17 Aralık 2015 Perşembe

Kendimle Büyük İsimler Arasındaki Çapraz Bağlar

Bilen bilir ben bizim okulun radyosunda program yapıyorum. Daha doğrusu iki arkadaşımın iki ayrı yayını var, mütemadiyen o yayınlara salça oluyorum. Arkadaşlarım biraz daha ciddiyetli yaklaşıyorlar işlerine, biraz daha jön duruyorlar o mikrofon başında. Ben daha sokak kalıyorum, az bir şey daha serseri, daha laçka. Öyle serseri bir kişiliğim de yoktur hani, dış dünyaya karşı daha efendi adam duruyorum ezelimden, kendi kişisel ezelimden beri. Ama serseri kişiliklere karşı çekiliyorum galiba, bir özentilik hali var kendimi değerlendirdiğimde. Belki de bu yüzden çok seviyorumdur Sadri Alışık ve onun filmlerindeki karakterleri. Belki de yakalamaya çalıştığım varlık odur.

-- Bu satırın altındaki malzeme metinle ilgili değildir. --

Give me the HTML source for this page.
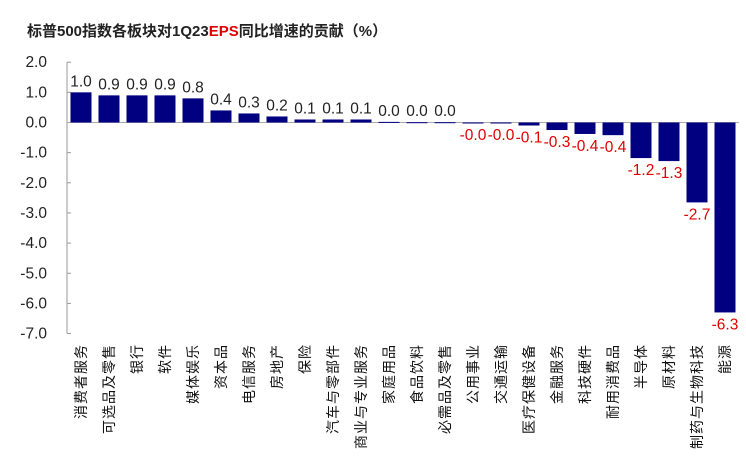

Dedim ya bilen bilir ben bizim okulun radyosunda program yapıyorum. Herhangi bir enstrüman çalamam, sesim de kötüdür, bettir, şarkı söylemeyi de beceremem. Ama yetenekli müzisyenlere dev saygım var. Bir dakikadan az sürede algılarımın tamamını, düşüncelerimin toplamını tutklamayı başaran o insanlara sonsuz bir saygı ve takdir var gönlümde. Miles Davis'den söz ediyorum mesela; öyle bir adam ki jazz müziği tak başına üç kere bozup tekrar yaratmış. Veya elinde bir adet sazdan başka bir şey olmadan orkestralara bedel müzik yapabilen, bir mapushane deyişi bile insanın iliklerini sarsan Neşet Ertaş gibi sanatçılardan söz ediyorum.

Bilen bilir ben sutopu oynuyorum, veya yaptığım şeye ne kadar sutopu oynamak denirse onu. Bu oynun gördüğü herhangi bir alt seviye yetenek bile değilim, başladığım günden beri son saniyeye kadar dövünen bir görev adamı olmakla yetindim, hatta yetinmekle mükellef kaldım bugüne kadar ve bu şu anda veya herhangi bir gelecek vakitte değişmeyecek. Ama sporda azme, mücadeleye ve açlığa, kazanmaya olan açlığa ya da oynamaya olan açlığa, ve bunu herhangi bir sportif alanda temsil eden her sporcuya dev saygım var. O yüzdendir ki Michael Jordan, Ayrton Senna ve Alex De Souza, en ama en çok da Alex De Souza benim daimi hayranı olduğum ve sürekli ilham aldığım sporcular oldular. Bu sporcuların zafer anlarında yaptıkları her şeyden anlaşılıyor inanmanın, çabanın, istemenin ve bağlanmanın insana nasıl da tesir edebileceği.

Bilen bilir ben iyi kötü yazı yazmaya yatkınım, işbu internet sayfası, bu blog da bu yatkınlığın bir kanıtı zaten. Yazabilmek için, ya da anlatabilmek, neler gerekir bilmiyorum ama okumaya, dinlemeye en değer hikayeler sıradışı olanlardır, dolayısıyla en iyi anlatanlar sıradışıyı görebilenlerdir. Oğuz Atay'a bakın, Charles Bukowski'ye, Nazım Hikmet'e bakın veya Edip Cansever'e, Orhan Veli'ye bakın; anlatabilmek onlarda vardır, hissettirmek vardır.